Peter Reece’s Cooper 1,100 went well in fourth place but W. Goodwin retired Kayley’s E.R.A. on lap two, cutting his switch and coasting in, while C.J. Hamilton’s E.R.A. sounded as if suffering from the heat at the end. Kennington drove a 6C Maserati, Habin, Tuck’s 4CLT.

CORONATION TROPHY – Final

Eleven cars came out, Wharton led from Macklin’s H.W.M., with Rolt third but a lap later the order was Wharton, Rolt, Macklin. On this lap Leslie Marr hit the sleeper fence on the outside of the Glade bend a mighty whack. This tore off the near-side front wheel of his Connaught, the tyre leaving the rim. The car spun, but miraculously missed trees, camera-men and palings. The driver got out and walked away ! Later, in dragging the car off the course telephone wires were uprooted and much fuel spilt on the track. In the midst of this melIée the victorious Rolt came by, cup in lap, in his winning Connaught.

But this is to anticipate, for it was not until the end of lap seven that Rolt passed Wharton. Wharton had been leaving his braking very late, tail spragging on the corners, but now the Connaught was ahead, and it looked the more stable car.

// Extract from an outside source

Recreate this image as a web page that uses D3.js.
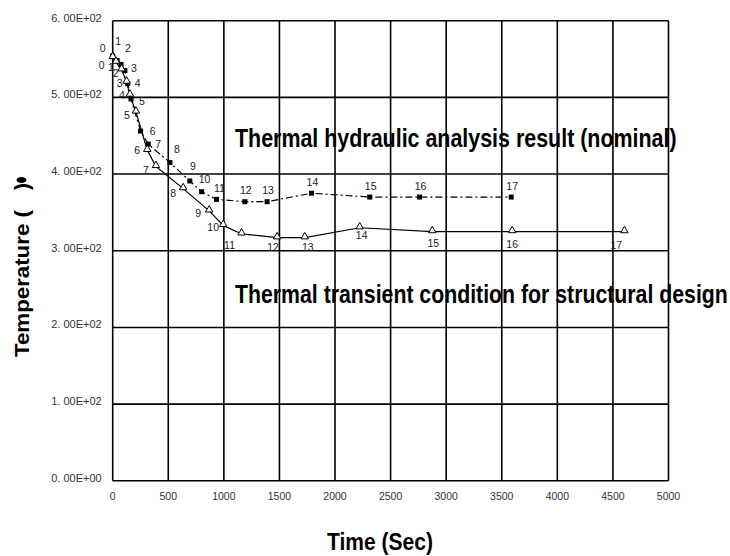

Peter Whitehead in his Cooper-Alta now going really well pipped Lance Macklin for third place. Tony Rolt was a popular victor – and one of Britain’s most polished drivers – in Rob Walker’s four-Amal blue and white Connaught. Moss was fifth,

SPORTS CARS UP TO 2,000 c.c.

Wharton non-started in his Frazer-Nash. Cliff Davis in his Tojeiro with Bristol engine, which is still numbered JOY 500, led all the way but in the closing stages he was particularly hard-pressed by H. A. Mitchell in his Frazer-Nash. Keen, driving the central-seat Kieft in place of Jim Mayers, held third place, front wheels flapping somewhat, but was finally pipped by Brooks’ Frazer-Nash. The heavy 1 1/4-litre Shattock-Atalanta disposed of Blacks Frazer-Nash, which came by with dead engine, and Alan Brown bent the baek of his pretty Cooper-Bristol in an incident at the beginning of the new link and then, running last, did it again at the Glade, which seemed rather unnecessary.

Altogether, this was an excellent meeting and no doubt by staging it so well the B.A.R.C. has made many new recruits to the role of motor-racing spectator. Better starting money will probably have to be offered in future to keep up the quality of the entries. The occupants of houses overlooking the circuit –  even that from which the noise injunction emanated, we believe – seemed quite interested in this short, snappy afternoon’s sport, The half-litre cars will use the circuit on July 11th and September 19th, but we shall have to wait until 1954 for another of these truly excellent “mixed” meetings, when, let us hope, the R.A.C. may allow a few more runners in each race. – W.B.